A cassação do mandato de Deltan Dallagnol pelo TSE ontem* produzirá efeitos sistêmicos para a Justiça e a democracia no Brasil. A atipicidade da dinâmica processual e da fundamentação empregadas desgastam o instrumento da Lei da Ficha Limpa, agravam a insegurança jurídica e fragilizam a representação democrática no país.
Ampliar hipótese de inelegibilidade, prescindindo do requisito literal e objetivo da lei sobre existência de procedimento administrativo disciplinar (PAD), ameaça direitos políticos fundamentais, resguardados pela Constituição e tratados internacionais.
Este precedente acarreta perigo sistêmico, uma vez que a interpretação extensiva do TSE poderá logo ser aplicada a outros casos por juízes eleitorais em todo o Brasil, inclusive para outras hipóteses de inelegibilidade previstas na Lei da Ficha Limpa.
A alteração casuística do entendimento jurisprudencial amplia os riscos de utilização abusiva da Lei da Ficha Limpa, enfraquecendo um instrumento fundamental de enfrentamento da corrupção política e prejudicando a representação democrática.

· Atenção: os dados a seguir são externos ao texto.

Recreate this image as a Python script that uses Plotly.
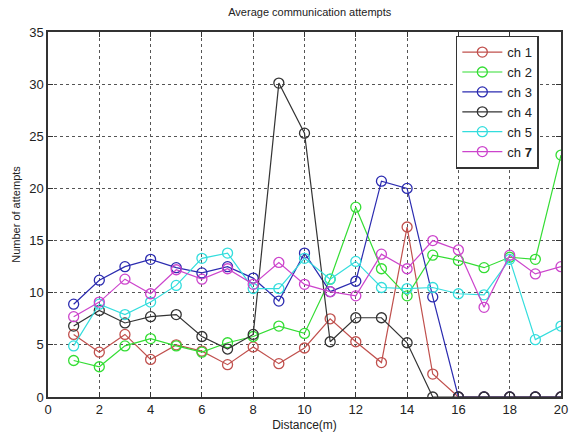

Por se tratar de agente público que atuou em casos de macrocorrupção envolvendo indivíduos do mais alto poder, a atipicidade da decisão também amplia a insegurança jurídica e o chamado “chilling effect” a agentes da lei atuando contra interesses poderosos.
Vale notar que o TSE reverteu decisões de instâncias inferiores (em sede recursal por unanimidade) e contrariou manifestações do MP pelo deferimento do registro (inclusive do PGE). A unanimidade, nesse caso, não é sinônimo de ausência de controvérsia jurídica sobre o caso.
Nestes termos, a revogação de mandato de membro do Congresso Nacional produz impacto adicional sobre a confiança da sociedade no processo eleitoral. Em um contexto de impunidade sistêmica da corrupção política, esta desconfiança se amplia sobre a Justiça — já seriamente atacada.
Há anos defendemos a imposição de quarentenas para candidaturas de procuradores, juízes e militares, por acreditar que a aproximação entre as atividades de aplicação da lei e de representação político-partidária traz sérios riscos à Justiça e à democracia.
É fundamental que o Brasil discuta e implemente mecanismos para aprimorar esta separação. Mas é essencial que o faça através do progresso dos marcos legais e institucionais e, principalmente, respeitando e promovendo direitos.